-- start of Dataset records --

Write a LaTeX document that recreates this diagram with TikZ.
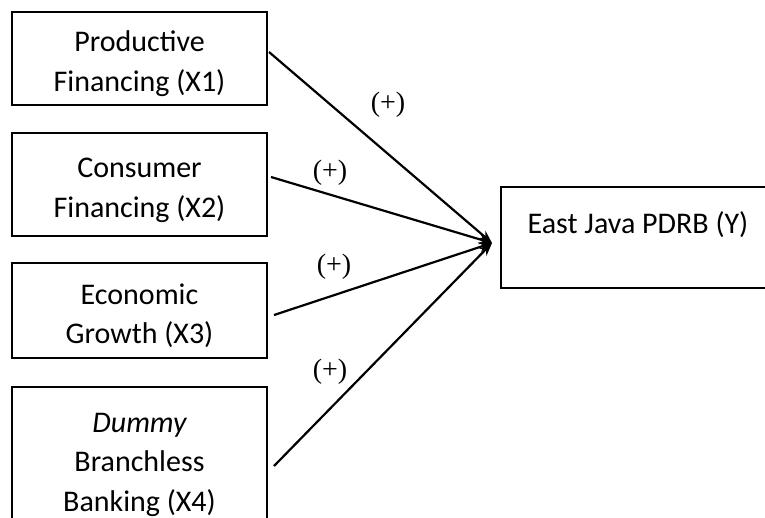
\documentclass[tikz,border=0pt]{standalone}
\usepackage{fontspec}
\setmainfont{Carlito}
\newfontfamily\timesf{Liberation Serif}
\usetikzlibrary{arrows.meta}
\newcommand\toplift{\rule{0pt}{31pt}}
\newcommand\smalllift{\rule{0pt}{27pt}}
\begin{document}
\begin{tikzpicture}[x=1pt,y=-1pt,
  box/.style={draw,line width=2pt,minimum width=255pt,align=center,inner sep=0pt,
    font=\fontsize{30}{39.5}\selectfont},
  conn/.style={line width=2.2pt,-{Stealth[length=13pt,width=10pt]}},
  sign/.style={font=\timesf\fontsize{28}{32}\selectfont,inner sep=0pt}]
\useasboundingbox (0,0) rectangle (765,517);
\clip (0,0) rectangle (765,517);
\node[box,minimum height=93pt] (x1) at (139.5,58.5) {\toplift Productive\\Financing (X1)};
\node[box,minimum height=103pt] (x2) at (139.5,184.5) {\toplift Consumer\\Financing (X2)};
\node[box,minimum height=95pt] (x3) at (139.5,310.5) {\toplift Economic\\Growth (X3)};
\node[box,minimum height=148pt] (x4) at (139.5,461) {\smalllift\itshape Dummy\\Branchless\\Banking (X4)};
\node[box,minimum width=274pt,minimum height=101pt,font=\fontsize{30}{40}\selectfont] (y) at (638,237.5) {\toplift East Java PDRB (Y)\\\mbox{}};
\coordinate (t) at (492,243);
\draw[conn] ([shift={(1,-6.5)}]x1.east) -- (t);
\draw[conn] ([shift={(3,-7.5)}]x2.east) -- (t);
\draw[conn] ([shift={(6,4.5)}]x3.east) -- (t);
\draw[conn] ([shift={(6,5)}]x4.east) -- (t);
\node[sign] (s1) at (388,105) {(+)};
\node[sign] (s2) at (330,173) {(+)};
\node[sign] (s3) at (334,267) {(+)};
\node[sign] (s4) at (330,372) {(+)};
\end{tikzpicture}
\end{document}
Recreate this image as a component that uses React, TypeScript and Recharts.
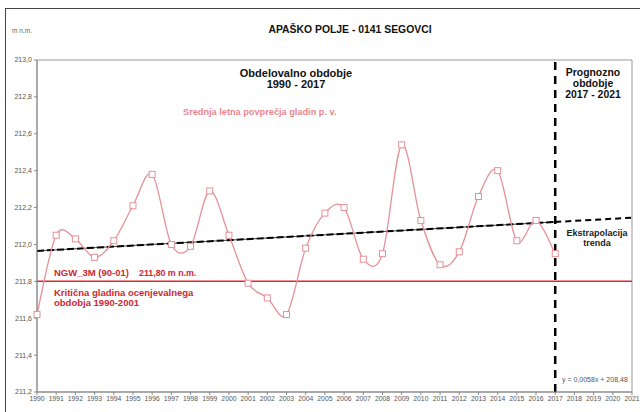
import React from 'react';
import { LineChart, Line, XAxis, YAxis, ReferenceLine, ReferenceArea } from 'recharts';

const years = [1990, 1991, 1992, 1993, 1994, 1995, 1996, 1997, 1998, 1999, 2000, 2001, 2002, 2003, 2004,
  2005, 2006, 2007, 2008, 2009, 2010, 2011, 2012, 2013, 2014, 2015, 2016, 2017];
const levels = [211.62, 212.05, 212.03, 211.93, 212.02, 212.21, 212.38, 212.0, 211.99, 212.29, 212.05, 211.79,
  211.71, 211.62, 211.98, 212.17, 212.2, 211.92, 211.95, 212.54, 212.13, 211.89, 211.96, 212.26, 212.4,
  212.02, 212.13, 211.95];

const trendYears = [1990, 2017];
const trendValues = [211.965, 212.122];
const forecastYears = [2017, 2021];
const forecastValues = [212.122, 212.145];

const xTicks = [1990, 1991, 1992, 1993, 1994, 1995, 1996, 1997, 1998, 1999, 2000, 2001, 2002, 2003, 2004, 2005,
  2006, 2007, 2008, 2009, 2010, 2011, 2012, 2013, 2014, 2015, 2016, 2017, 2018, 2019, 2020, 2021];
const yTicks = [211.2, 211.4, 211.6, 211.8, 212.0, 212.2, 212.4, 212.6, 212.8, 213.0];
const criticalLevel = 211.8;
const splitYear = 2017;

const data = years.map((y, i) => ({ year: y, level: levels[i] }));
const trendData = trendYears.map((y, i) => ({ year: y, trend: trendValues[i] }));
const forecastData = forecastYears.map((y, i) => ({ year: y, trend: forecastValues[i] }));

// excel-like smoothed line (catmull-rom through the points)
const excelSmooth = (context: any) => {
  let pts: number[][] = [];
  return {
    areaStart() {},
    areaEnd() {},
    lineStart() { pts = []; },
    point(x: number, y: number) { pts.push([+x, +y]); },
    lineEnd() {
      if (!pts.length) return;
      context.moveTo(pts[0][0], pts[0][1]);
      for (let i = 0; i < pts.length - 1; i++) {
        const p0 = pts[i - 1] || pts[i];
        const p1 = pts[i];
        const p2 = pts[i + 1];
        const p3 = pts[i + 2] || p2;
        context.bezierCurveTo(
          p1[0] + (p2[0] - p0[0]) / 6, p1[1] + (p2[1] - p0[1]) / 6,
          p2[0] - (p3[0] - p1[0]) / 6, p2[1] - (p3[1] - p1[1]) / 6,
          p2[0], p2[1]
        );
      }
    },
  };
};

const SquareDot = (props: any) => {
  const { cx, cy, index } = props;
  if (cx == null || cy == null) return null;
  return <rect key={`d${index}`} x={cx - 3} y={cy - 3} width={6} height={6} fill="#fff" stroke="#e69097" strokeWidth={1} />;
};

const font = '"Liberation Sans", Arial, sans-serif';
const fmt = (v: number) => v.toFixed(1).replace('.', ',');

const label = (style: React.CSSProperties, text: React.ReactNode) => (
  <div style={{ position: 'absolute', fontFamily: font, whiteSpace: 'nowrap', lineHeight: 1.1, ...style }}>{text}</div>
);

export default function App() {
  return (
    <div style={{ position: 'absolute', left: 0, top: 0, width: 640, height: 412, background: '#fff', overflow: 'hidden' }}>
      <div style={{ position: 'absolute', left: 5, top: 8, width: 700, height: 500, borderLeft: '1.5px solid #444', borderTop: '1.5px solid #444' }} />
      <LineChart width={640} height={412} margin={{ top: 60, right: 8, bottom: 6, left: 0 }} style={{ position: 'absolute', left: 0, top: 0 }}>
        <XAxis
          dataKey="year"
          type="number"
          domain={[1990, 2021]}
          ticks={xTicks}
          interval={0}
          height={14}
          allowDuplicatedCategory={false}
          stroke="#888"
          tickSize={3}
          tick={{ fontSize: 6.8, fill: '#555', fontFamily: font }}
          tickMargin={1}
        />
        <YAxis
          type="number"
          domain={[211.2, 213]}
          ticks={yTicks}
          width={37}
          interval={0}
          stroke="#888"
          tickSize={3}
          tickFormatter={fmt}
          tick={{ fontSize: 7, fill: '#555', fontFamily: font }}
        />
        <ReferenceArea x1={1990} x2={2021} y1={211.2} y2={213} fill="none" stroke="#999" strokeWidth={1} ifOverflow="visible" />
        <ReferenceLine y={criticalLevel} stroke="#e2262c" strokeWidth={1.5} />
        <Line data={trendData} dataKey="trend" type="linear" stroke="#444" strokeWidth={1} dot={false} isAnimationActive={false} />
        <Line data={trendData} dataKey="trend" type="linear" stroke="#000" strokeWidth={2} strokeDasharray="7 3" dot={false} isAnimationActive={false} />
        <Line data={forecastData} dataKey="trend" type="linear" stroke="#000" strokeWidth={2} strokeDasharray="6 4" dot={false} isAnimationActive={false} />
        <Line
          data={data}
          dataKey="level"
          type={excelSmooth as any}
          stroke="#e69097"
          strokeWidth={1.3}
          dot={SquareDot}
          activeDot={false}
          isAnimationActive={false}
        />
        <ReferenceLine x={splitYear} stroke="#000" strokeWidth={2.5} strokeDasharray="8 6" />
      </LineChart>

      {label({ left: 12, top: 27, fontSize: 6.5, color: '#666' }, 'm n.m.')}
      {label({ left: 350, top: 24, transform: 'translateX(-50%)', fontSize: 10.4, fontWeight: 700, color: '#111' }, 'APAŠKO POLJE - 0141 SEGOVCI')}
      {label({ left: 296, top: 68, transform: 'translateX(-50%)', fontSize: 11, fontWeight: 700, color: '#111', textAlign: 'center', lineHeight: 1.0 }, <>Obdelovalno obdobje<br />1990 - 2017</>)}
      {label({ left: 183, top: 107, fontSize: 9.2, fontWeight: 700, color: '#e8878f' }, 'Srednja letna povprečja gladin  p. v.')}
      {label({ left: 54, top: 268, fontSize: 9.5, fontWeight: 700, color: '#d1262f' }, 'NGW_3M (90-01)')}
      {label({ left: 139, top: 269, fontSize: 8.8, fontWeight: 700, color: '#d1262f' }, '211,80 m n.m.')}
      {label({ left: 54, top: 288, fontSize: 9.5, fontWeight: 700, color: '#d1262f' }, <>Kritična gladina ocenjevalnega<br />obdobja 1990-2001</>)}
      {label({ left: 593, top: 68, transform: 'translateX(-50%)', fontSize: 10.4, fontWeight: 700, color: '#111', textAlign: 'center', lineHeight: 1.05 }, <>Prognozno<br />obdobje<br />2017 - 2021</>)}
      {label({ left: 597, top: 229, transform: 'translateX(-50%)', fontSize: 9, fontWeight: 700, color: '#222', textAlign: 'center' }, <>Ekstrapolacija<br />trenda</>)}
      {label({ left: 562, top: 376, fontSize: 7, color: '#555' }, 'y = 0,0058x + 208,48')}
    </div>
  );
}
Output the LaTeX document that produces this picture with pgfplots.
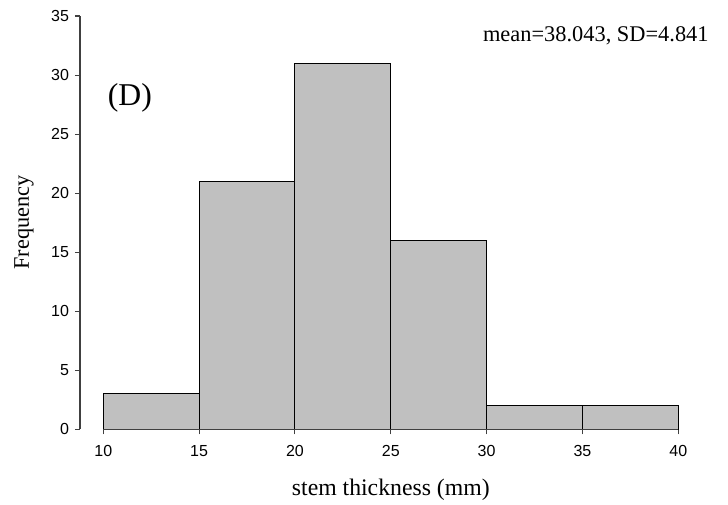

-- end of Dataset records --

▸ Problem to solve
Skip all pictures. Output only the lines from the one containing "Recreate this image" to the one containing "YAxis, ReferenceLine, ReferenceArea", both lines included.

▸ The completed task
Recreate this image as a component that uses React, TypeScript and Recharts.
import React from 'react';
import { LineChart, Line, XAxis, YAxis, ReferenceLine, ReferenceArea } from 'recharts';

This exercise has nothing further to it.